Showing Gratitude

When our child demands a toy or refuses to cooperate, it can feel like we’re raising one of the less-appealing characters from Charlie and the Chocolate Factory. Children’s demands can hit especially hard when we’re working long hours to make ends meet—or just trying to get dinner on the table. We’re also reminded of how much need there is among families in our own communities and around the world. While young children can’t yet see the world from somebody else’s perspective, we can begin to build a sense of gratitude starting in the toddler years.

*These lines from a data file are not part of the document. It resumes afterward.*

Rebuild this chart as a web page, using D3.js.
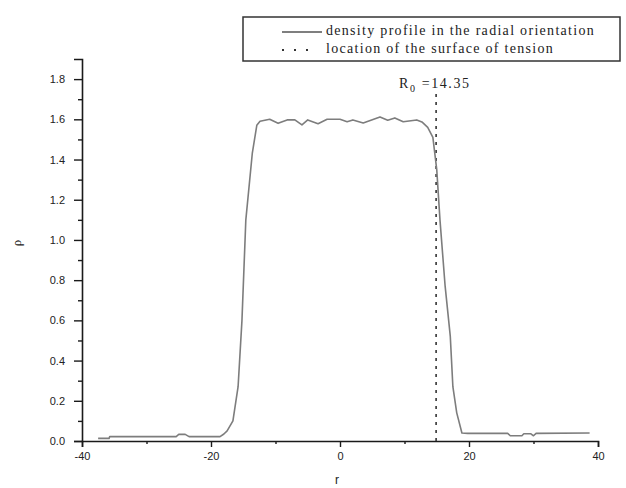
<!DOCTYPE html>
<html>
<head>
<meta charset="utf-8">
<script src="https://cdn.jsdelivr.net/npm/d3@7/dist/d3.min.js"></script>
<style>
  html, body { margin: 0; padding: 0; background: #fff; }
  svg { display: block; }
  .tick text { font-family: "Liberation Sans", "DejaVu Sans", sans-serif; font-size: 11px; fill: #222; }
</style>
</head>
<body>
<svg id="chart" width="626" height="488"></svg>
<script>
// ---- data ----
const profileR = [-37.5, -35.8, -35.7, -25.4, -25.0, -24.0, -23.4, -18.6, -18.0, -17.5, -16.6, -15.8, -15.2, -14.6, -13.6, -12.9, -12.4, -10.9, -9.6, -8.2, -7.0, -5.9, -5.0, -3.4, -2.0, 0.0, 1.1, 2.0, 3.6, 6.2, 7.4, 8.5, 9.8, 11.9, 12.7, 13.6, 14.4, 15.0, 15.5, 16.3, 17.1, 17.5, 18.1, 18.9, 19.8, 26.0, 26.4, 28.2, 28.5, 29.6, 30.0, 30.4, 38.7];
const profileRho = [0.013, 0.013, 0.022, 0.022, 0.033, 0.033, 0.022, 0.022, 0.035, 0.05, 0.10, 0.27, 0.60, 1.10, 1.43, 1.57, 1.59, 1.60, 1.58, 1.597, 1.597, 1.572, 1.597, 1.578, 1.60, 1.60, 1.588, 1.597, 1.582, 1.612, 1.595, 1.607, 1.588, 1.597, 1.587, 1.56, 1.51, 1.35, 1.10, 0.77, 0.52, 0.27, 0.14, 0.04, 0.038, 0.038, 0.026, 0.026, 0.036, 0.036, 0.026, 0.038, 0.04];
const surfaceR = 14.9;
const surfaceLabel = "14.35";
const xTicks = [-40, -20, 0, 20, 40];
const xMinorTicks = [-30, -10, 10, 30];
const yTicks = [0.0, 0.2, 0.4, 0.6, 0.8, 1.0, 1.2, 1.4, 1.6, 1.8];
const yMinorTicks = [0.1, 0.3, 0.5, 0.7, 0.9, 1.1, 1.3, 1.5, 1.7];
const legendLabels = ["density profile in the radial orientation", "location of the surface of tension"];

// ---- layout ----
const svg = d3.select("#chart");
const x = d3.scaleLinear().domain([-40, 40]).range([82, 598]);
const y = d3.scaleLinear().domain([0, 1.9]).range([441, 59]);
const axisColor = "#1a1a1a";

// bottom axis
const gx = svg.append("g").attr("transform", `translate(0,${y(0)})`);
gx.call(d3.axisBottom(x).tickValues(xTicks).tickSize(6).tickPadding(5).tickFormat(d => String(d)));
gx.append("g").call(d3.axisBottom(x).tickValues(xMinorTicks).tickSize(3).tickFormat(""))
  .select(".domain").remove();
gx.selectAll("path.domain").attr("stroke", axisColor).attr("stroke-width", 1.6);
gx.selectAll(".tick line").attr("stroke", axisColor).attr("stroke-width", 1.4);

// left axis
const gy = svg.append("g").attr("transform", `translate(${x(-40)},0)`);
gy.call(d3.axisLeft(y).tickValues(yTicks).tickSize(8).tickPadding(9).tickFormat(d3.format(".1f")));
gy.append("g").call(d3.axisLeft(y).tickValues(yMinorTicks).tickSize(4).tickFormat(""))
  .select(".domain").remove();
gy.selectAll("path.domain").attr("stroke", axisColor).attr("stroke-width", 1.6);
gy.selectAll(".tick line").attr("stroke", axisColor).attr("stroke-width", 1.4);

// axis titles
svg.append("text")
  .attr("transform", `translate(21,243) rotate(-90)`)
  .attr("text-anchor", "middle")
  .style("font-family", "Liberation Serif, serif").style("font-size", "13px").attr("fill", "#222")
  .text("ρ");
svg.append("text")
  .attr("x", 337).attr("y", 484).attr("text-anchor", "middle")
  .style("font-family", "Liberation Sans, sans-serif").style("font-size", "12px").attr("fill", "#222")
  .text("r");

// surface of tension line
svg.append("line")
  .attr("x1", x(surfaceR)).attr("x2", x(surfaceR))
  .attr("y1", y(0)).attr("y2", 92)
  .attr("stroke", "#333").attr("stroke-width", 1.6).attr("stroke-dasharray", "3,5");

// annotation
const ann = svg.append("text").attr("x", 399).attr("y", 88)
  .style("font-family", "Liberation Serif, serif").style("font-size", "14px")
  .style("letter-spacing", "1.6px").attr("fill", "#222");
ann.append("tspan").text("R");
ann.append("tspan").attr("dy", 4).style("font-size", "10px").text("0");
ann.append("tspan").attr("dy", -4).text(" =" + surfaceLabel);

// density profile
const line = d3.line().x((d, i) => x(profileR[i])).y((d, i) => y(profileRho[i]));
svg.append("path")
  .datum(profileR)
  .attr("d", line)
  .attr("fill", "none").attr("stroke", "#7d7d7d").attr("stroke-width", 1.6)
  .attr("stroke-linejoin", "round");

// legend
const lg = svg.append("g");
lg.append("rect").attr("x", 243).attr("y", 17).attr("width", 377).attr("height", 44)
  .attr("fill", "#fff").attr("stroke", "#333").attr("stroke-width", 1.5);
lg.append("line").attr("x1", 282).attr("x2", 322).attr("y1", 32).attr("y2", 32)
  .attr("stroke", "#555").attr("stroke-width", 1.5);
lg.append("line").attr("x1", 282).attr("x2", 312).attr("y1", 50).attr("y2", 50)
  .attr("stroke", "#333").attr("stroke-width", 2).attr("stroke-dasharray", "2,10");
lg.selectAll("text.leg").data(legendLabels).enter().append("text")
  .attr("class", "leg")
  .attr("x", 326).attr("y", (d, i) => 35 + i * 18)
  .style("font-family", "Liberation Serif, serif").style("font-size", "14px")
  .style("letter-spacing", "1.3px").attr("fill", "#222")
  .text(d => d);
</script>
</body>
</html>
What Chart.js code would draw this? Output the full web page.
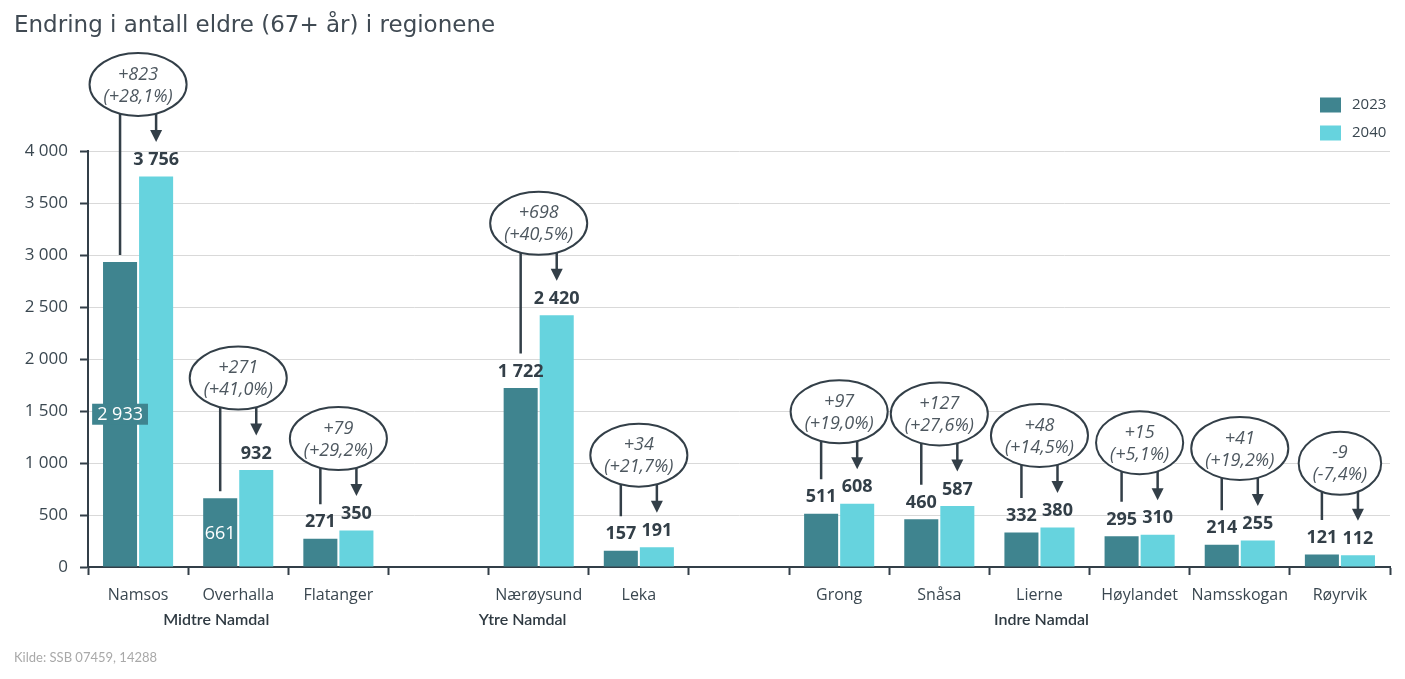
<!DOCTYPE html>
<html>
<head>
<meta charset="utf-8">
<script src="https://cdn.jsdelivr.net/npm/chart.js@4.4.1/dist/chart.umd.min.js"></script>
<style>
html,body{margin:0;padding:0;background:#fff;}
#wrap{width:1405px;height:679px;position:relative;}
</style>
</head>
<body>
<div id="wrap"><canvas id="c" width="1405" height="679"></canvas></div>
<script>
const chartTitle = 'Endring i antall eldre (67+ år) i regionene';
const sourceText = 'Kilde: SSB 07459, 14288';
const categories = ['Namsos', 'Overhalla', 'Flatanger', '', 'Nærøysund', 'Leka', '', 'Grong', 'Snåsa', 'Lierne', 'Høylandet', 'Namsskogan', 'Røyrvik'];
const values2023 = [2933, 661, 271, null, 1722, 157, null, 511, 460, 332, 295, 214, 121];
const values2040 = [3756, 932, 350, null, 2420, 191, null, 608, 587, 380, 310, 255, 112];
const seriesNames = ['2023', '2040'];
const groupNames = ['Midtre Namdal', 'Ytre Namdal', 'Indre Namdal'];
const yMin = 0, yMax = 4000, yStep = 500;

const C2023 = '#3f848f', C2040 = '#66d3de';
const DARK = '#333f48', TXT = '#3a4750';

function fmt(n) {
  const s = Math.abs(n).toString().replace(/\B(?=(\d{3})+(?!\d))/g, '\u00a0');
  return (n < 0 ? '-' : '') + s;
}

// styling choices for specific labels (placed inside the bar)
const insideLabels = {'Namsos': 'box', 'Overhalla': 'plain'};
// group label horizontal anchors (fractional category index)
const groupAnchor = [0.78, 3.84, 9.02];

const annot = {
  id: 'annot',
  afterDraw(chart) {
    const ctx = chart.ctx;
    const m0 = chart.getDatasetMeta(0), m1 = chart.getDatasetMeta(1);
    const xs = chart.scales.x;
    ctx.save();
    // title
    ctx.fillStyle = '#404a53';
    ctx.font = '23px "DejaVu Sans"';
    ctx.textBaseline = 'middle';
    ctx.textAlign = 'left';
    ctx.fillText(chartTitle, 14, 26);
    // source
    ctx.fillStyle = '#a9a9a9';
    ctx.font = '13px Lato';
    ctx.fillText(sourceText, 14, 658);
    // legend
    const legY = [105, 133];
    [C2023, C2040].forEach((c, i) => {
      ctx.fillStyle = c;
      ctx.fillRect(1320, legY[i] - 7.5, 21, 15);
      ctx.fillStyle = TXT;
      ctx.font = '15px "Open Sans"';
      ctx.fillText(seriesNames[i], 1352, legY[i]);
    });
    // group labels
    ctx.fillStyle = '#2f3a42';
    ctx.font = '600 16px Lato';
    ctx.textAlign = 'center';
    groupNames.forEach((g, i) => {
      ctx.fillText(g, xs.getPixelForValue(groupAnchor[i]), 620);
    });

    // data labels and annotations
    for (let j = 0; j < categories.length; j++) {
      const a = values2023[j], b = values2040[j];
      if (a == null || b == null) continue;
      const b0 = m0.data[j], b1 = m1.data[j];
      const base = b0.base;
      let l0y;
      const mode = insideLabels[categories[j]];
      ctx.textAlign = 'center';
      ctx.textBaseline = 'middle';
      if (mode) {
        const cy = (b0.y + base) / 2;
        ctx.font = '18px "Open Sans"';
        const t = fmt(a);
        if (mode === 'box') {
          const w = ctx.measureText(t).width + 10;
          ctx.fillStyle = C2023;
          ctx.fillRect(b0.x - w / 2, cy - 10.5, w, 21);
        }
        ctx.fillStyle = '#ffffff';
        ctx.fillText(t, b0.x, cy + 1);
        l0y = b0.y - 7;
      } else {
        const cy = b0.y - 16.5;
        ctx.font = 'bold 18px "Open Sans"';
        ctx.fillStyle = DARK;
        ctx.fillText(fmt(a), b0.x, cy);
        l0y = cy - 18;
      }
      const c1 = b1.y - 16.5;
      ctx.font = 'bold 18px "Open Sans"';
      ctx.fillStyle = DARK;
      ctx.fillText(fmt(b), b1.x, c1);
      const tip = c1 - 18;
      const eBottom = tip - 26;
      const ry = 31.5;
      const ecy = eBottom - ry;
      const ecx = (b0.x + b1.x) / 2;
      const d = b - a;
      const pct = (d / a * 100).toFixed(1).replace('.', ',');
      const line1 = (d >= 0 ? '+' : '') + d;
      const line2 = '(' + (d >= 0 ? '+' : '') + pct + '%)';
      ctx.font = 'italic 18px "Open Sans"';
      const tw = Math.max(ctx.measureText(line1).width, ctx.measureText(line2).width);
      const rx = (tw + 28) / 2;
      ctx.strokeStyle = DARK;
      ctx.lineWidth = 2.5;
      ctx.beginPath();
      ctx.moveTo(b0.x, ecy);
      ctx.lineTo(b0.x, l0y);
      ctx.moveTo(b1.x, ecy);
      ctx.lineTo(b1.x, tip - 11);
      ctx.stroke();
      ctx.fillStyle = DARK;
      ctx.beginPath();
      ctx.moveTo(b1.x - 6, tip - 12);
      ctx.lineTo(b1.x + 6, tip - 12);
      ctx.lineTo(b1.x, tip);
      ctx.closePath();
      ctx.fill();
      ctx.beginPath();
      ctx.ellipse(ecx, ecy, rx, ry, 0, 0, Math.PI * 2);
      ctx.fillStyle = '#ffffff';
      ctx.fill();
      ctx.lineWidth = 2;
      ctx.strokeStyle = DARK;
      ctx.stroke();
      ctx.fillStyle = '#4d575f';
      ctx.fillText(line1, ecx, ecy - 10);
      ctx.fillText(line2, ecx, ecy + 12);
    }
    ctx.restore();
  }
};

new Chart(document.getElementById('c'), {
  type: 'bar',
  data: {
    labels: categories,
    datasets: [
      {label: seriesNames[0], data: values2023, backgroundColor: C2023, borderWidth: 0, categoryPercentage: 0.72, barPercentage: 0.944},
      {label: seriesNames[1], data: values2040, backgroundColor: C2040, borderWidth: 0, categoryPercentage: 0.72, barPercentage: 0.944}
    ]
  },
  options: {
    responsive: false,
    animation: false,
    devicePixelRatio: 1,
    layout: {padding: {top: 151, right: 15, left: 0, bottom: 0}},
    plugins: {legend: {display: false}, tooltip: {enabled: false}, title: {display: false}},
    scales: {
      x: {
        offset: true,
        grid: {display: true, drawOnChartArea: false, drawTicks: true, tickLength: 8, tickColor: DARK, tickWidth: 2, offset: true},
        border: {display: true, color: DARK, width: 2},
        ticks: {autoSkip: false, maxRotation: 0, color: TXT, font: {family: 'Open Sans', size: 16}, padding: 11},
        afterFit(s) { s.height = 112; }
      },
      y: {
        min: yMin, max: yMax,
        grid: {color: '#d9d9d9', lineWidth: 1, tickLength: 8, tickColor: DARK, tickWidth: 2},
        border: {display: true, color: DARK, width: 2},
        ticks: {stepSize: yStep, color: TXT, font: {family: 'Open Sans', size: 17}, padding: 12, callback: v => fmt(v)},
        afterFit(s) { s.width = 88; }
      }
    }
  },
  plugins: [annot]
});
</script>
</body>
</html>
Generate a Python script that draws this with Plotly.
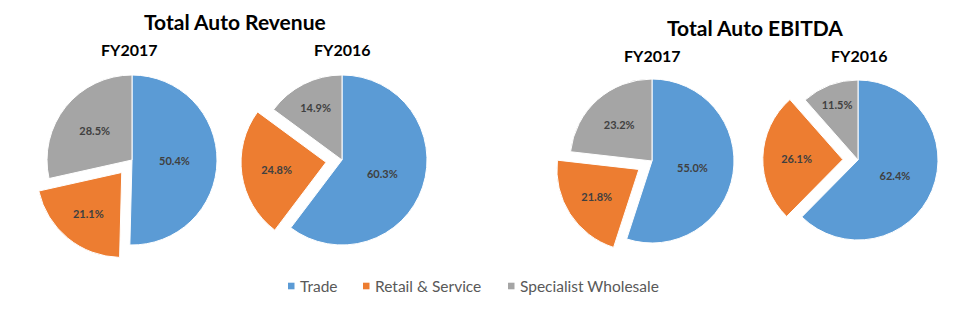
import plotly.graph_objects as go

segments = ["Trade", "Retail & Service", "Specialist Wholesale"]
rev_fy2017 = [50.4, 21.1, 28.5]
rev_fy2016 = [60.3, 24.8, 14.9]
ebitda_fy2017 = [55.0, 21.8, 23.2]
ebitda_fy2016 = [62.4, 26.1, 11.5]
group_titles = ["Total Auto Revenue", "Total Auto EBITDA"]
year_titles = ["FY2017", "FY2016"]

colors = ["#5B9BD5", "#ED7D31", "#A5A5A5"]
W, H = 975, 334
PULL = 0.19
FONT = "Lato, Carlito, 'Open Sans', sans-serif"


def domain(cx, cy, r):
    half = r * (1 + PULL)
    return dict(x=[(cx - half) / W, (cx + half) / W],
                y=[1 - (cy + half) / H, 1 - (cy - half) / H])


pies = [
    (rev_fy2017, 132, 160, 85),
    (rev_fy2016, 342, 160, 85),
    (ebitda_fy2017, 652, 161, 82),
    (ebitda_fy2016, 858, 160, 80),
]

fig = go.Figure()
for vals, cx, cy, r in pies:
    fig.add_trace(go.Pie(
        labels=segments, values=vals, sort=False, direction="clockwise",
        rotation=0, pull=[0, PULL, 0],
        marker=dict(colors=colors, line=dict(color="white", width=1)),
        texttemplate="%{value:.1f}%", textposition="inside",
        insidetextorientation="horizontal",
        textfont=dict(family=FONT, size=11, color="#404040", weight="bold"),
        hoverinfo="label+value", domain=domain(cx, cy, r), showlegend=False,
    ))

ann = []
for t, x, y in [(group_titles[0], 235, 22), (group_titles[1], 755, 27)]:
    ann.append(dict(text=f"<b>{t}</b>", x=x / W, y=1 - y / H, xref="paper", yref="paper",
                    showarrow=False, font=dict(family=FONT, size=21, color="#000000"),
                    xanchor="center", yanchor="middle"))
for t, x, y in [(year_titles[0], 129, 50), (year_titles[1], 342, 50),
                (year_titles[0], 652, 55), (year_titles[1], 859, 55)]:
    ann.append(dict(text=f"<b>{t}</b>", x=x / W, y=1 - y / H, xref="paper", yref="paper",
                    showarrow=False, font=dict(family=FONT, size=16, color="#000000"),
                    xanchor="center", yanchor="middle"))

# legend row: small square swatch + label
shapes = []
legend_x = [288, 363, 508]
LY = 286
for label, c, x in zip(segments, colors, legend_x):
    shapes.append(dict(type="rect", xref="paper", yref="paper",
                       x0=x / W, x1=(x + 6.5) / W, y0=1 - (LY + 3.3) / H, y1=1 - (LY - 3.3) / H,
                       fillcolor=c, line=dict(width=0)))
    ann.append(dict(
        text=label, x=(x + 10) / W, y=1 - LY / H, xref="paper", yref="paper", showarrow=False,
        font=dict(family=FONT, size=15.5, color="#595959"),
        xanchor="left", yanchor="middle"))

fig.update_layout(
    width=W, height=H, margin=dict(l=0, r=0, t=0, b=0),
    paper_bgcolor="white", plot_bgcolor="white",
    annotations=ann, shapes=shapes, showlegend=False,
)
fig.write_html("out.html")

Here are some ideas on how to model gratitude and create family traditions that focus on values of thankfulness and generosity:

  • Show appreciation to your children. Slow down and observe more closely. You’ll see things you appreciate about your kids—then tell them! Appreciation can be an even more powerful motivator than praise. Sharing appreciation is a strong way to feel connected to one another.
  • Show appreciation for others. Never underestimate the power of your words and actions. Your children are paying attention to the way you treat others, whether it’s friends, neighbors, a teacher, or the cashier at the market. They hear your tone with the salesperson on the phone. You set a great example when you model kindness, generosity, and gratefulness in your own everyday interactions.
  • Use the word “grateful.” Children need to learn what this new word means. Explain that being grateful is noticing something in your life that makes you happy. “I’m grateful that it’s sunny today because it was raining yesterday.” Mention gratitude when you’re doing an everyday pleasant activity, like hanging out at the playground or eating watermelon on a hot day. Pause and say, “I’m so grateful for this day!” or “Wow, this is fun!” Your enthusiasm will be contagious.

Share “Roses and Thorns.” Even young children can talk about what went well (roses) and what was hard about each day (thorns). It gives them, and you too, a chance to vent a frustration and focus on what is good in life.
Fostering feelings of gratitude can transform our outlook on life and help us focus more on the good, than on the negative, news in our lives. But like anything else, gratitude requires practice. Sharing appreciations when we feel them and actively looking for things that make us happy can “retrain” our brains toward these attitudes of gratitude. Being grateful offers a new perspective, one that will help you see the best in your kids,and the world, and will teach them to do the same.